А то был как-то Ондрей в корчме. Вошел он, дверей даже за собой не закрыл — и сразу к стойке. Ноги расставил, шапку на лоб, опрокинул разом сто граммов сливовицы и, когда вылил в себя еще два раза по такой порции, крикнул удивленному корчмарю: «Ну, я ему еще покажу!»

— Что случилось, с тобой, Ондришко?! — перепугался корчмарь, но ответа не получил и непонимающе глядел на широкую удаляющуюся спину Ондрея. И когда хлопнули двери, поставленный в тупик поведением Ондрея, корчмарь продолжал раздумывать о нем в пустой корчме и вдруг сильно ущипнул корчмарку: она даже вскрикнула.

Потом еще Ондрея видели на задах, как он грозил кулаком неизвестно кому, а скорее всего, богу на небесах, господи, прости и помилуй. Старухи, видевшие его, уже раздевшись и отходя ко сну, вспоминая, начинали истово креститься. Говорят еще, то ли от злости, то ли от тяжести своих кулаков он потом опустился на колени и долго так стоял. Быть может, это ему не во вред пошло, но от злости стал он грызть мать сыру землю.

Наступила, однако, жатва, и все остальное как-то потеряло свой смысл. Известное дело, любая настоящая работа, и, уж конечно, работа в поле, заслоняет от людей семейные и прочие проблемы человеческих взаимоотношений. И вот наш Ондрей Малах достал из-под черепичной крыши риги косу, особым образом заточенную, чтобы жать хлеб, которая в наших краях зовется не иначе как «грабли», это, собственно говоря, косовище с маленькой деревянной решеточкой, он отбил косу и — давай бог ноги — пошел за Глиниско.
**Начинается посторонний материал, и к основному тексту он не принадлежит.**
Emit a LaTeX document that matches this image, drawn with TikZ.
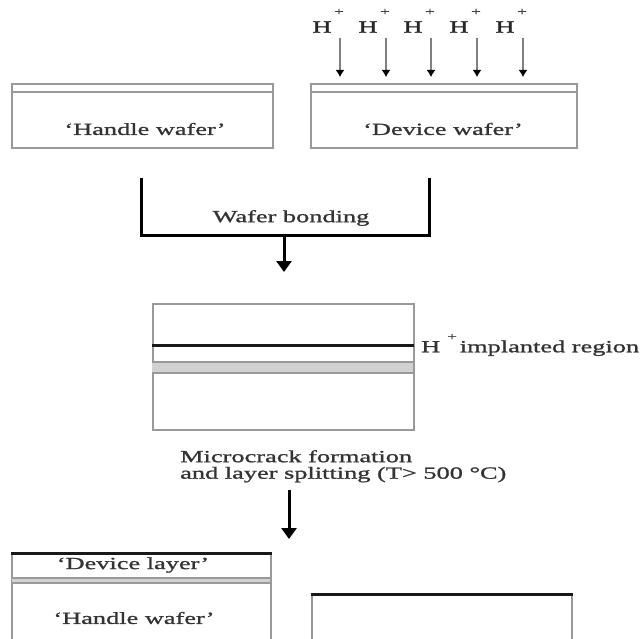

Во время такой работы ни один добрый крестьянин много не разговаривает, так и Ондрей, пока не сжал клин ячменя, не сгреб, а потом перевязал снопы вместе с женой Евой, пока не уложил снопы в крестцы и не свез их потом на гумно, не сказал и трех-четырех фраз, да и то очень кратких, и раз десять только выругался. А длилось это почти целую неделю.
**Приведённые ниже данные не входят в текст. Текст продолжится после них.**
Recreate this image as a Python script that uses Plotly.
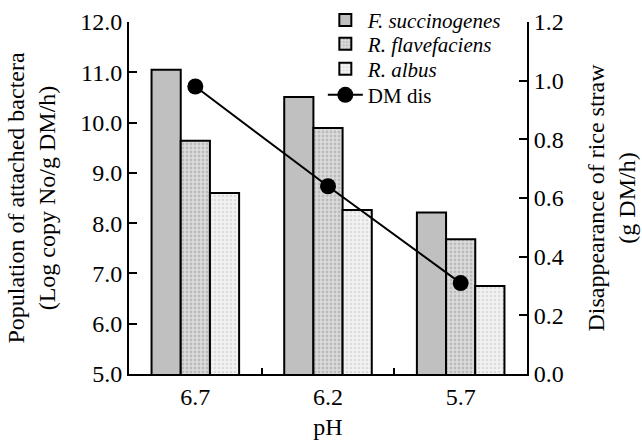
import plotly.graph_objects as go

ph = ["6.7", "6.2", "5.7"]
f_succ = [11.05, 10.51, 8.21]
r_flav = [9.64, 9.89, 7.68]
r_albus = [8.60, 8.26, 6.75]
dm_dis = [0.98, 0.64, 0.31]

FONT = "Liberation Serif, Times New Roman, serif"
fig = go.Figure()
fig.add_trace(go.Bar(x=ph, y=f_succ, name="<i>F. succinogenes</i>", legend="legend",
                     marker=dict(color="#c0c0c0", line=dict(color="black", width=2))))
fig.add_trace(go.Bar(x=ph, y=r_flav, name="<i>R. flavefaciens</i>", legend="legend2",
                     marker=dict(color="#c8c8c8", line=dict(color="black", width=2),
                                 pattern=dict(shape=".", fgcolor="#9a9a9a", bgcolor="#dcdcdc",
                                              size=4, solidity=0.4))))
fig.add_trace(go.Bar(x=ph, y=r_albus, name="<i>R. albus</i>", legend="legend3",
                     marker=dict(color="#ececec", line=dict(color="black", width=2),
                                 pattern=dict(shape=".", fgcolor="#c4c4c4", bgcolor="#f2f2f2",
                                              size=4, solidity=0.3))))
fig.add_trace(go.Scatter(x=ph, y=dm_dis, name="DM dis", yaxis="y2", mode="lines+markers",
                         legend="legend4",
                         line=dict(color="black", width=2),
                         marker=dict(color="black", size=16, symbol="circle")))

axfont = dict(family=FONT, size=24, color="black")
legfont = dict(family=FONT, size=21, color="black")


def leg(y):
    return dict(x=0.487, y=y, xanchor="left", yanchor="middle", bgcolor="rgba(0,0,0,0)",
                font=legfont, itemwidth=35)


fig.update_layout(
    width=642, height=444,
    margin=dict(l=129, r=115, t=22, b=70, autoexpand=False),
    paper_bgcolor="white", plot_bgcolor="white",
    font=axfont,
    barmode="group", bargap=0.34, bargroupgap=0,
    showlegend=True,
    legend=leg(1.005), legend2=leg(0.937), legend3=leg(0.866), legend4=leg(0.792),
    xaxis=dict(type="category", range=[-0.5, 2.5], showline=True, linecolor="black", linewidth=2,
               ticks="inside", tickson="boundaries", ticklen=6, tickwidth=2, tickcolor="black",
               showgrid=False, zeroline=False, tickfont=axfont,
               title=dict(text="pH", font=axfont, standoff=9)),
    yaxis=dict(range=[5, 12], dtick=1, tickformat=".1f", showline=True, linecolor="black", linewidth=2,
               ticks="inside", ticklen=8, tickwidth=2, tickcolor="black", showgrid=False, zeroline=False,
               tickfont=axfont,
               title=dict(text="Population of attached bactera<br>(Log copy No/g DM/h)", font=axfont, standoff=18)),
    yaxis2=dict(range=[0, 1.2], dtick=0.2, tickformat=".1f", overlaying="y", side="right",
                showline=True, linecolor="black", linewidth=2,
                ticks="inside", ticklen=8, tickwidth=2, tickcolor="black", showgrid=False, zeroline=False,
                tickfont=axfont,
                title=dict(text="Disappearance of rice straw<br>(g DM/h)", font=axfont, standoff=24)),
)
fig.write_html("out.html")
В субботу утром, вместо того чтобы радоваться, что ячмень на гумне и он управился с ним до дождя, который лил уже вовсю; вместо того чтобы опереться спиной об угол дома, закурить сигарету или дать глазам отдохнуть на полных лодыжках жены, снова принялся Ондрей Малах злиться. Жилы на его шее так набрякли, что жена его Ева испугалась их, точно змей. Не больно-то успокоили его и галушки с брынзой. И он выбежал из комнаты. Какой бы длинный ни был скачок, и он имеет свой конец. И как ни быстро выбежал со двора наш Ондришко, все же он остановился. Старого Сепко он увидал перед его домом.

— Ну, с чем пришел, сынок? — спросил старик и поскреб себе усы под носом как раз в том месте, где они были больше всего окрашены никотином.

— Ну, как же, — проворчал Ондрей, опуская вниз бегающие глаза, — видать, правду вы сказали, вот я и решился…

И так же, как пришел, не здороваясь, он ушел, не прощаясь.

— Не покурим разве? — крикнул ему вдогонку старик.

— Нет, не сейчас, я иду.

— Ты так решил? Но ведь пока жив, никогда не поздно…

Перед домом сводного брата он некоторое время топтался. Поглядел на крышу, не протекает ли, толкнул дверь погреба и прислушался к скрипу петель, выбросил из сеней камушки, потом вытер сапоги о соломенную подстилку перед входом, не миновал и коврик, который лежал выше, и вытер о него подошвы дочиста.

И вошел.

Сквозь стеклянный верх кухонных дверей он увидел Шимо, постучал и открыл двери.

— Добрый день, — сказал Ондрей.

— Заходи, — ответил Шимо с прохладцей. Даже из-за стола не встал, только голову поднял. Они искоса поглядели друг на друга.

— Садись, — предложил Шимо.

— А где жена? — спросил, садясь, Ондрей.

— Поросят кормит, — ответил Шимо. — Пошла дать им листьев, чтоб не было зоба… А ты чего?